Reference types behavior in Blockchain / Solidity - Time & Space Complexity

When working with reference types in blockchain code, it's important to see how operations on these types affect performance.

We want to know how the time to run code changes as the size of the data referenced grows.

Analyze the time complexity of the following code snippet.

struct Data {
  uint[] values;
}

function sumValues(Data storage data) public view returns (uint) {
  uint total = 0;
  for (uint i = 0; i < data.values.length; i++) {
    total += data.values[i];
  }
  return total;
}
    

This function sums all numbers stored in a dynamic array inside a struct passed by reference.

Identify the loops, recursion, array traversals that repeat.
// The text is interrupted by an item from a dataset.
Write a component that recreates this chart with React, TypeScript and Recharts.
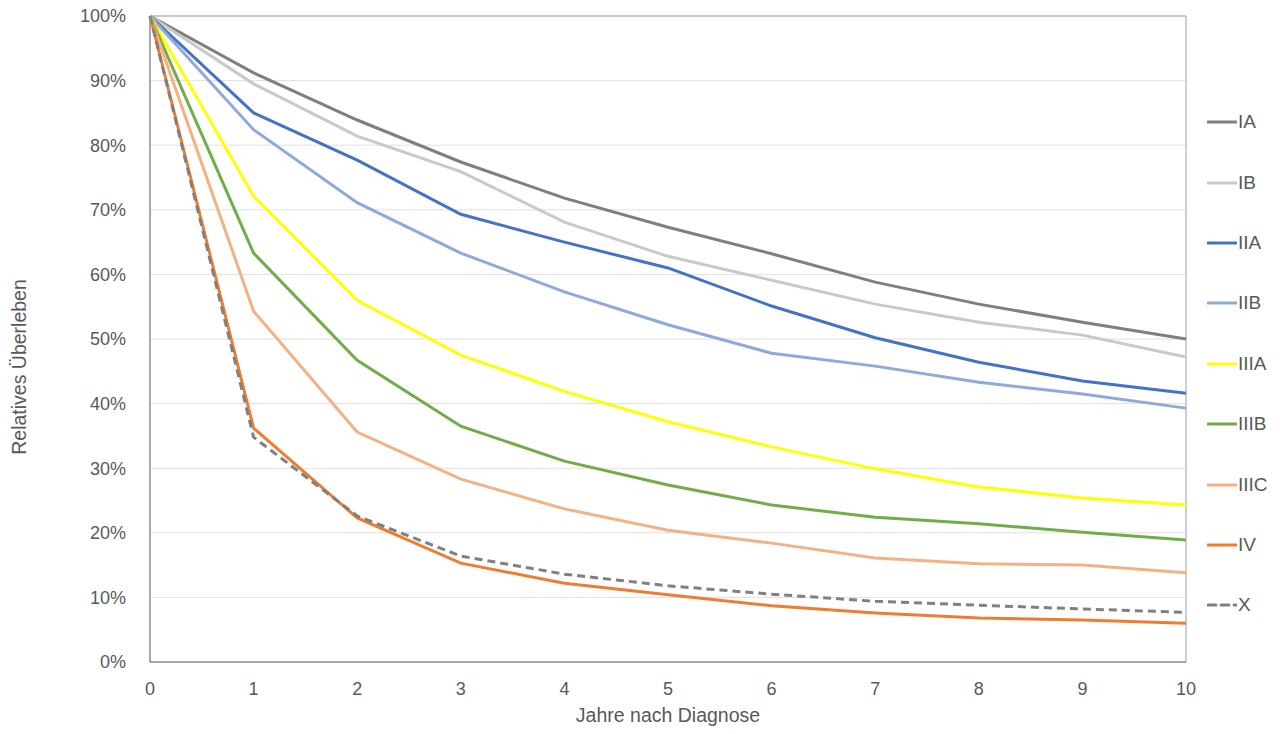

• Primary operation: Looping through each element in the array data.values.
• How many times: Once for every element in the array, so as many times as the array length.

As the array gets bigger, the function does more additions, one per element.

Input Size (n)	Approx. Operations
10	10 additions
100	100 additions
1000	1000 additions

Pattern observation: The work grows directly with the number of elements. Double the elements, double the work.

Time Complexity: O(n)

This means the time to run the function grows in a straight line with the size of the array.

[X] Wrong: "Since the struct is passed by reference, the function runs in constant time regardless of array size."

[OK] Correct: Passing by reference avoids copying data but the loop still visits every element, so time grows with array length.

Understanding how reference types affect time helps you explain performance clearly and shows you know how data size impacts blockchain functions.

"What if the function only summed the first 10 elements regardless of array size? How would the time complexity change?"